With the rise of the Internet of Things (IoT), many sensors produce vast amounts of data. To reduce latency and bandwidth requirements, systems that process this data are typically geo-distributed, with processing occurring on the device, in a nearby edge device, in a regional edge cloud, and in a central cloud. This has led to the emergence of data processing platforms where multiple stakeholders contribute data or provide services that use the data. This involves collaboration across many parties: an infrastructure provider hosts the platform, different data owners contribute their data, and service providers develop and deploy services. For example, in an intelligent transport system, a road operator is an infrastructure provider that processes data from road users (data owners), used by service providers such as emergency services, mapping applications, or road maintenance. Similarly, an electricity grid operator (infrastructure provider) collects data from electricity meters installed in households and companies (data owners), which is processed by service providers such as governments, electricity producers, and electricity consumers.

In these scenarios, while the different parties benefit from the collaboration, in practice, they are often hindered by concerns about trust. The data owners want to keep control of where and by whom their data is used, requiring data confidentiality. The service providers want to ensure their computations run as specified, hence requiring code integrity, and may require their proprietary code (e.g., ML models) to be kept confidential, thus requiring code confidentiality. The infrastructure provider must ensure these guarantees to both parties.

A Trusted Execution Environment (TEE), such as Intel SGX, is a secure area of a processor in which code and data can be loaded. It guarantees confidentiality, i.e., that the code and data cannot be accessed from outside the TEE, and integrity, i.e., that the code is executed as specified. This is implemented in hardware and guaranteed by the hardware vendor. In this project, we will leverage TEEs to provide the required trust guarantees for a distributed data processing platform. Such an application would consist of TEEs running in various locations – edge, edge cloud, cloud – that each contain a part of a distributed stream processing platform (e.g., Apache Flink, Apache Spark).

In this project, you will explore and solve the challenges related to building such a system. We plan to adapt an existing distributed stream processing framework to run within TEEs across distributed nodes, including secure communication. We envision you will need to design a protocol that can convince a data owner that only pre-approved services can access their data. Moreover, it should remain possible to exploit typical features of stream processing platforms such as scalability (adding/removing nodes), failure recovery, and dynamic migration of workloads while maintaining the trust guarantees. This will lead to implementing a TEE-based “trusted orchestrator” such that (1) service providers can deploy and upgrade services, (2) the infrastructure provider can scale and adapt their nodes dynamically, and meanwhile (3) data owners can be certain their data remains confidential.

This project is at the intersection of research in confidential computing (using TEEs) and distributed computing (using stream processing frameworks).
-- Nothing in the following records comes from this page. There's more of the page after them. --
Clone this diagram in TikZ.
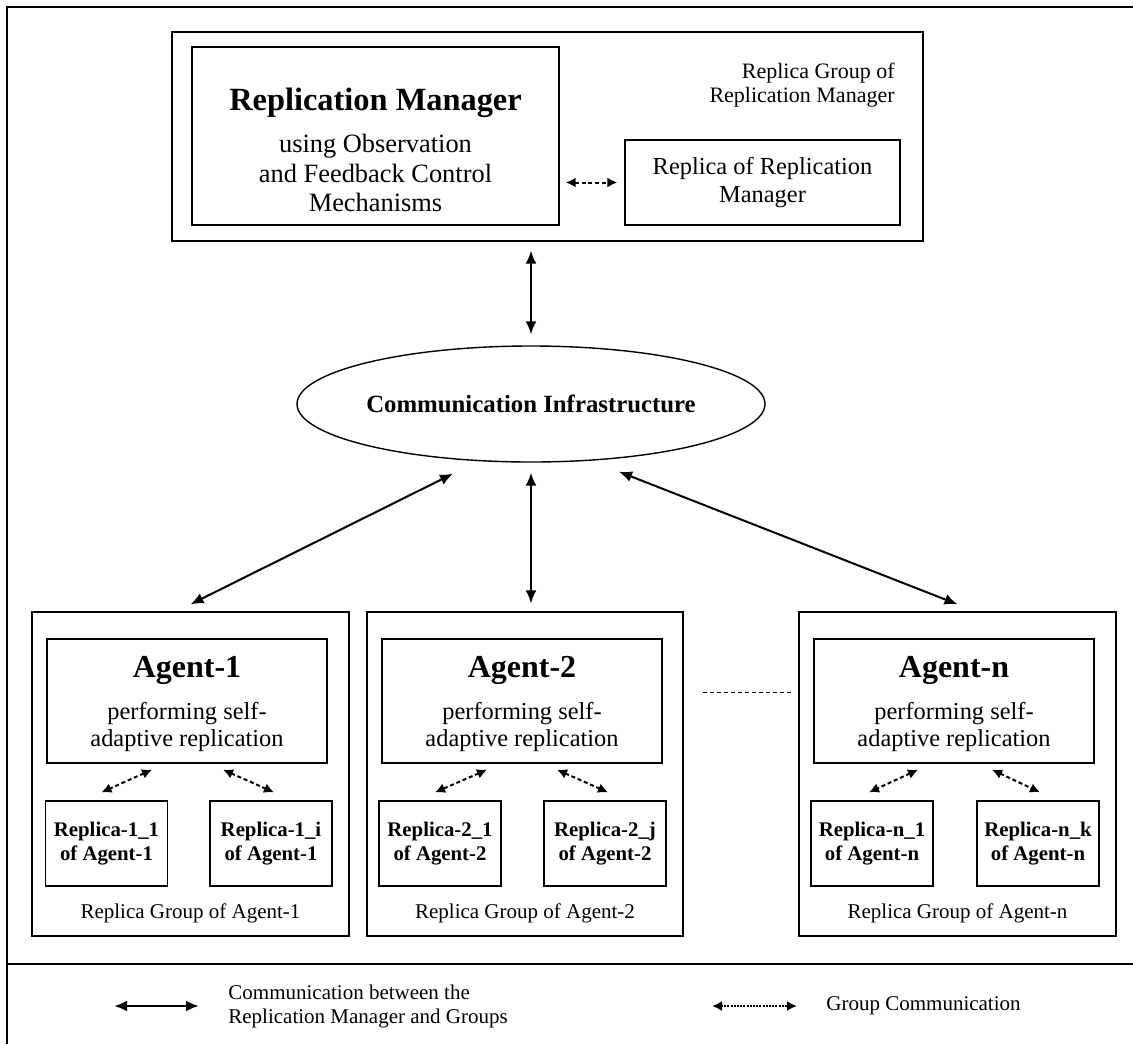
\documentclass[tikz,border=0pt]{standalone}
\usepackage{fontspec}
\setmainfont{Liberation Serif}
\usetikzlibrary{arrows.meta,shapes,positioning}
\newcommand{\fsz}[2]{\fontsize{#1}{#2}\selectfont}

\begin{document}
\begin{tikzpicture}[x=0.5pt,y=-0.5pt]
    \tikzset{box/.style = {shape=rectangle,draw,line width=0.7pt,inner sep=0pt,align=center}}
    \tikzset{txt/.style = {align=center,inner sep=0pt}}
    \tikzset{rep/.style = {box,minimum width=61pt,minimum height=42.5pt,font=\fsz{10.4}{12}\bfseries}}
    \tikzset{edge/.style = {{Latex[length=6.5pt,width=5.5pt]}-{Latex[length=6.5pt,width=5.5pt]},line width=1pt}}
    \tikzset{grp/.style = {{Latex[length=5pt,width=5pt]}-{Latex[length=5pt,width=5pt]},line width=1pt,dash pattern=on 2pt off 1.4pt}}
    \useasboundingbox (0,0) rectangle (1133,1044);
    % frame
    \draw[line width=0.8pt] (1133,7) -- (7,7) -- (7,1044);
    \draw[line width=0.8pt] (7,964) -- (1133,964);
    % replication manager
    \node[box,minimum width=375.5pt,minimum height=104.5pt] (1) at (547.5,136.5) {};
    \node[box,minimum width=183.5pt,minimum height=89pt] (2) at (375.5,136) {};
    \node[box,minimum width=137.5pt,minimum height=42.5pt,font=\fsz{12.2}{14}] (3) at (762.5,182.5) {Replica of Replication\\ Manager};
    \node[txt,font=\fsz{16.2}{19}\bfseries] (4) at (375.5,103) {Replication Manager};
    \node[txt,font=\fsz{13.2}{14.75}] (5) at (375.5,173) {using Observation\\ and Feedback Control\\ Mechanisms};
    \node[txt,align=right,anchor=east,font=\fsz{11}{12}] (6) at (895,85) {Replica Group of\\ Replication Manager};
    \node[ellipse,draw,line width=0.7pt,inner sep=0pt,minimum width=234pt,minimum height=58pt,font=\fsz{12.4}{14}\bfseries] (7) at (531,404) {Communication Infrastructure};
    % agent 1
    \node[box,minimum width=158.5pt,minimum height=162pt] (8) at (190.5,774) {};
    \node[box,minimum width=140pt,minimum height=62pt] (9) at (187,701) {};
    \node[txt,font=\fsz{16}{19}\bfseries] (10) at (187,670) {Agent-1};
    \node[txt,font=\fsz{12.2}{13.5}] (11) at (187,726.5) {performing self-\\ adaptive replication};
    \node[rep] (12) at (106.5,843.5) {Replica-1\_1\\ of Agent-1};
    \node[rep] (13) at (271,843.5) {Replica-1\_i\\ of Agent-1};
    \node[txt,font=\fsz{10.5}{12}] (14) at (190.5,913) {Replica Group of Agent-1};
    % agent 2
    \node[box,minimum width=158pt,minimum height=162pt] (15) at (525,774) {};
    \node[box,minimum width=140pt,minimum height=62pt] (16) at (522,701) {};
    \node[txt,font=\fsz{16}{19}\bfseries] (17) at (522,670) {Agent-2};
    \node[txt,font=\fsz{12.2}{13.5}] (18) at (522,726.5) {performing self-\\ adaptive replication};
    \node[rep] (19) at (440,843.5) {Replica-2\_1\\ of Agent-2};
    \node[rep] (20) at (605,843.5) {Replica-2\_j\\ of Agent-2};
    \node[txt,font=\fsz{10.5}{12}] (21) at (525,913) {Replica Group of Agent-2};
    % agent n
    \node[box,minimum width=158.5pt,minimum height=162pt] (22) at (957.5,774) {};
    \node[box,minimum width=140pt,minimum height=62pt] (23) at (954,701) {};
    \node[txt,font=\fsz{16}{19}\bfseries] (24) at (954,670) {Agent-n};
    \node[txt,font=\fsz{12.2}{13.5}] (25) at (954,726.5) {performing self-\\ adaptive replication};
    \node[rep] (26) at (872,843.5) {Replica-n\_1\\ of Agent-n};
    \node[rep] (27) at (1038,843.5) {Replica-n\_k\\ of Agent-n};
    \node[txt,font=\fsz{10.5}{12}] (28) at (957.5,913) {Replica Group of Agent-n};
    % legend
    \coordinate (29) at (114,1006);
    \coordinate (30) at (199,1006);
    \node[txt,anchor=west,align=left,font=\fsz{10.5}{12}] (31) at (228,1006) {Communication between the\\ Replication Manager and Groups};
    \coordinate (32) at (712,1006);
    \coordinate (33) at (797,1006);
    \node[txt,anchor=west,font=\fsz{10.5}{12}] (34) at (826,1006) {Group Communication};
    % connections
    \draw[grp,shorten <=3pt,shorten >=3.5pt] (2.east |- 3.west) -- (3.west);
    \draw[edge,shorten <=4.5pt,shorten >=5.5pt] (7.north |- 1.south) -- (7.north);
    \draw[edge] ([xshift=-39pt,yshift=-5.5pt]7.south) -- ([yshift=3.5pt]8.north);
    \draw[edge,shorten <=5pt,shorten >=4pt] (7.south) -- (7.south |- 15.north);
    \draw[edge] ([xshift=44pt,yshift=-4.5pt]7.south) -- ([yshift=3.5pt]22.north);
    \draw[grp] ([xshift=-17.5pt,yshift=-3pt]9.south) -- ([xshift=-2.5pt,yshift=4pt]12.north);
    \draw[grp] ([xshift=18pt,yshift=-3pt]9.south) -- ([xshift=1.5pt,yshift=4pt]13.north);
    \draw[grp] ([xshift=-17.5pt,yshift=-3pt]16.south) -- ([xshift=-2.5pt,yshift=4pt]19.north);
    \draw[grp] ([xshift=17.5pt,yshift=-3pt]16.south) -- ([xshift=1.5pt,yshift=4pt]20.north);
    \draw[grp] ([xshift=-18pt,yshift=-3pt]23.south) -- ([xshift=-1.5pt,yshift=4pt]26.north);
    \draw[grp] ([xshift=19pt,yshift=-3pt]23.south) -- ([xshift=1pt,yshift=4pt]27.north);
    \draw[line width=0.4pt,dash pattern=on 2pt off 1.5pt,shorten <=20pt,shorten >=10.5pt] ([yshift=4.5pt]16.east) -- ([yshift=4.5pt]23.west);
    \draw[edge,line width=1.3pt] (29) -- (30);
    \draw[grp,dash pattern=on 1pt off 0.6pt] (32) -- (33);
\end{tikzpicture}
\end{document}
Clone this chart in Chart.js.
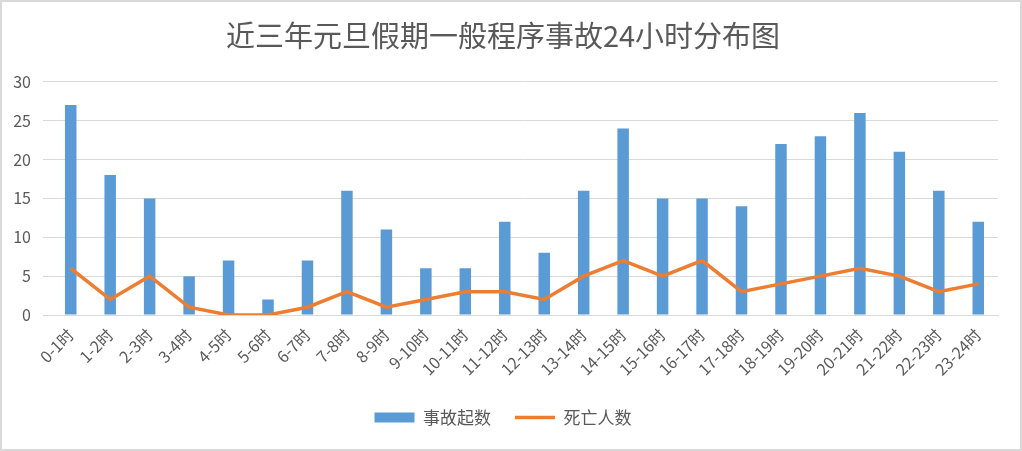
<!DOCTYPE html>
<html><head><meta charset="utf-8">
<script src="https://cdn.jsdelivr.net/npm/chart.js@4"></script>
<style>html,body{margin:0;padding:0;background:#fff}#w{width:1022px;height:451px}</style>
</head><body><div id="w"><canvas id="c"></canvas></div>
<script>
const categories = ["0-1时","1-2时","2-3时","3-4时","4-5时","5-6时","6-7时","7-8时","8-9时","9-10时","10-11时","11-12时","12-13时","13-14时","14-15时","15-16时","16-17时","17-18时","18-19时","19-20时","20-21时","21-22时","22-23时","23-24时"];
const accidents = [27,18,15,5,7,2,7,16,11,6,6,12,8,16,24,15,15,14,22,23,26,21,16,12];
const deaths = [6,2,5,1,0,0,1,3,1,2,3,3,2,5,7,5,7,3,4,5,6,5,3,4];
const yTicks = [0,5,10,15,20,25,30];
const FONT = "'Noto Sans CJK SC','Noto Sans',sans-serif";
const GREY = '#595959';
const borderPlugin = {id:'bd', afterDraw(ch){const c=ch.ctx;c.save();c.strokeStyle='#d9d9d9';c.lineWidth=2;c.strokeRect(1,1,ch.width-2,ch.height-2);c.restore();},
 beforeDraw(ch){const c=ch.ctx;c.save();c.fillStyle='#fff';c.fillRect(0,0,ch.width,ch.height);c.restore();}};
new Chart(document.getElementById('c'),{
 data:{labels:categories,datasets:[
  {type:'line',label:'死亡人数',data:deaths,borderColor:'#ED7D31',backgroundColor:'#ED7D31',borderWidth:3.5,pointRadius:0,tension:0,order:0},
  {type:'bar',label:'事故起数',data:accidents,backgroundColor:'#5B9BD5',categoryPercentage:0.56,barPercentage:0.52,order:1}
 ]},
 options:{responsive:true,maintainAspectRatio:false,animation:false,
  layout:{padding:{left:8,right:24,top:0,bottom:15}},
  plugins:{
   title:{display:true,text:'近三年元旦假期一般程序事故24小时分布图',color:GREY,font:{family:FONT,size:29,weight:'normal'},padding:{top:19,bottom:28}},
   legend:{position:'bottom',reverse:true,labels:{usePointStyle:true,pointStyleWidth:40,boxHeight:10,color:GREY,font:{family:FONT,size:17},padding:24,
     generateLabels(ch){const d=ch.data.datasets;return [
       {text:d[0].label,fillStyle:'#ED7D31',strokeStyle:'#ED7D31',lineWidth:3.5,pointStyle:'line',datasetIndex:0,fontColor:GREY},
       {text:d[1].label,fillStyle:'#5B9BD5',strokeStyle:'#5B9BD5',lineWidth:0,pointStyle:'rect',datasetIndex:1,fontColor:GREY}];}}},
   tooltip:{enabled:false}
  },
  scales:{
   x:{grid:{display:false},border:{color:'#d9d9d9'},ticks:{color:GREY,font:{family:FONT,size:16},minRotation:45,maxRotation:45,autoSkip:false,padding:2},
      afterFit(s){s.height=70;}},
   y:{min:0,max:30,afterBuildTicks(s){s.ticks=yTicks.map(v=>({value:v}));},grid:{color:'#d9d9d9'},border:{display:false},
      ticks:{color:GREY,font:{family:FONT,size:16},padding:12},afterFit(s){s.width=43;}}
  }
 },
 plugins:[borderPlugin]
});
</script></body></html>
We welcome applicants with experience in either. During this internship, you will work closely with us and become familiarized with industrial applications of the research work. We attempt to find a fit such that this internship can become an integral part of your PhD (e.g., as an application case) and lead to a paper written in collaboration between you and us.

Duration: flexible, to be agreed (typically 3-4 months), starting time is flexible

Location: Antwerp (Belgium) 

Student enrolled in, or with a, Ph.D. in Computer Science or Engineering. We are open to starting PhDs, students more advanced in their PhD, or post-docs. Experience related to either stream processing platforms (Apache Flink, Spark, Beam) or trustworthy computing (Intel SGX/TDX, ARM TrustZone, AMD SEV) is required. Previous (or pending) publications in related domains (confidential computing, distributed computing) are a strong plus. Programming skills in Python, JavaScript/TypeScript, or Java is a plus. Language skills: English You must relocate to Belgium for the duration of the internship. Hybrid work is possible. This is a paid internship. You will explore how TEEs can be used to provide confidentiality and integrity guarantees for distributed stream processing systems. You will design and implement a protocol or algorithm to provide these guarantees. You will implement a prototype on top of an existing stream processing platform. (This can be an open-source platform or our in-house platform.) You will implement benchmarks and evaluate your results. Ideally, this project leads to a publication at a top academic venue.